= Kappa number =

Measure of lignin content in wood pulp

The kappa number is an indication of the residual lignin content or bleachability of wood pulp by a standardized analysis method.

== Measuring method ==
The kappa number is determined by ISO 302:2004. ISO 302 is applicable to all kinds of chemical and semi-chemical pulps and gives a kappa number in the range of 1–100. The kappa number is a measurement of standard potassium permanganate solution that the pulp will consume. The measurement is inflated by the presence of hexenuronic acids in the pulp.
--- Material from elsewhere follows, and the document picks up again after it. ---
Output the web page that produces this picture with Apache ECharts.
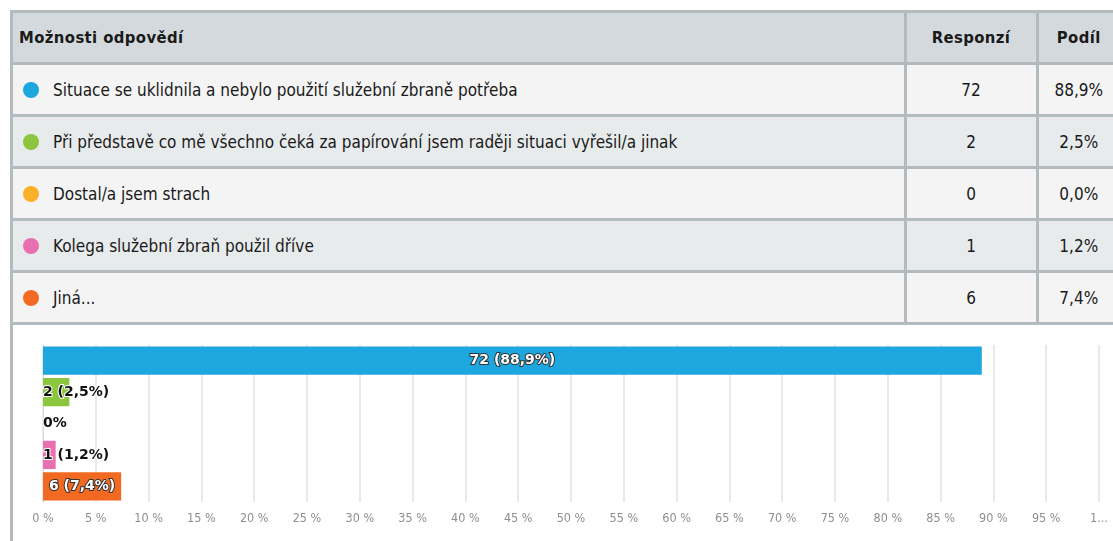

These compounds are formed during the chemical pulping process, from the hemicelluloses.

The kappa number can be monitored by online kappa analysers in a pulp mill, but these have to be calibrated with the ISO 302:2004 method.

== Application ==
The kappa number estimates the amount of chemicals required during bleaching of wood pulp to obtain a pulp with a given degree of whiteness. Since the amount of bleach needed is related to the lignin content of the pulp, the kappa number can be used to monitor the effectiveness of the lignin-extraction phase of the pulping process. It is approximately proportional to the residual lignin content of the pulp.

 K ≈ c × L

Where:

 K: kappa number;

 c: constant ≈ 6,57 (dependent on process and wood);

 L: lignin content in percent.

The kappa number for bleachable pulps are in the range of 25–30, sack paper pulps in the range 45-55 and pulps for corrugated fiberboard are in the range 60-110.